The Sainsbury Wing was born in controversy. It came about because Prince Charles, in his first foray into architectural criticism, had called a previous proposal for extending the gallery onto this site “a monstrous carbuncle on the face of a much-loved and elegant friend”. Members of the Sainsbury family stepped in, and offered enough of their supermarket-based wealth to pay for a new project.

It was clear, given the prince’s intervention, that the new building would have to defer to the National Gallery’s main building, designed by William Wilkins in the 1830s, as well as the wider context of Trafalgar Square. So Venturi and Scott Brown reproduced the pilasters and capitals and cornices of the original’s façade. They then played with them, bunching them in rhythms and bending the wall through angles that would have been beyond Wilkins’s ken. They cut openings of un-classical width in the stone wall, to accommodate the expected crowds. They added other elements – the steel and glass, the brick – in apparently incongruous styles.

Inside, they created a progression from shadow to light inspired by the entry to an ancient church – first a low, crypt-like foyer, then a grand staircase, then the resplendent galleries. The stair is walled in glass but it is darkened, so that the paintings in the exhibition spaces shine more brightly by contrast. Scott Brown would later recall that people asked if the paintings had been cleaned. They hadn’t: they just looked more dazzling.

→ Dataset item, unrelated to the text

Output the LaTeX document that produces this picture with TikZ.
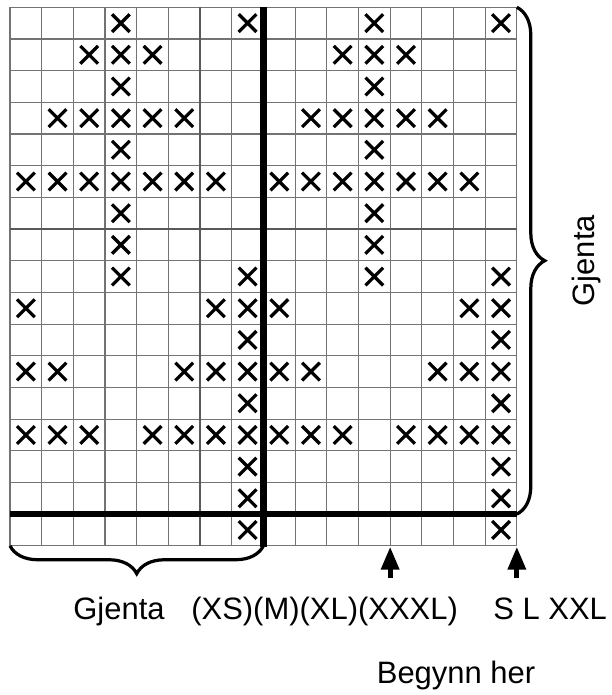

It is the gloomier part of this sequence, what Finaldi calls the “heavy grey architecture”, that he and Selldorf want to change. They want to make openings in the crypt-like ceiling, replace the darkened glass with something clearer, and thin out what Finaldi calls a “forest” of thick pillars. They propose to remove a shop and cloakroom currently occupying part of the entry level. They also plan to make a new underground connection from the wing to the main building and to remove a small fenced garden (not part of Venturi Scott Brown’s design) in front of the Wilkins building, to make that corner of Trafalgar Square less cluttered and more open.

These changes, says Selldorf, will create a “more casual seating area, where visitors can spend time and watch people come by, a free space where everyone is welcome.” She aims to make spaces that “have a centre of gravity, have proportion and feel comfortable.” Much of which is good and reasonable and will be capably done. The problem is that the proposed new work is something else altogether to Venturi and Scott Brown’s playfulness and personality. It has curving glass balustrades, white walls and oak-clad pillars, and expanses of plain paving outside. It is an architecture of near-emptiness, the default style of international art-world good taste.

The exterior of the Sainsbury Wing today.
The exterior of the Sainsbury Wing today. Photograph: Angelo Hornak/Alamy

It is, you might say, an over-smooth facelift on the visage of an old friend. Not, to be sure, that Selldorf has an easy task. The entry to the Sainsbury Wing could certainly be improved for the reasons that she and Finaldi give, and you wouldn’t want her to cos-play Venturi Scott Brown. But there could be more rapport between the current and the proposed and more cleverness and wit. If, for example, the foyer is too grey, why not use some colour, which was something the original architects wanted? Venturi died in 2018, but Denise Scott B`rown, aged 90, is available for advice. I’m told that Selldorf is talking to her; I hope she listens well.

By refusing to align themselves with any one architectural camp, traditionalist or modernist, Venturi and Scott Brown won too few friends for the Sainsbury Wing when it was new. A young critic (me), overly enraged by the prince’s arrogant interference, railed against a “dermatological exercise”, and I wasn’t the only one. But I was wrong. It is precisely this in-between quality, what was later called “a bravura resolution of conflicting demands”, that is special. I only ask for the same from the remodelling.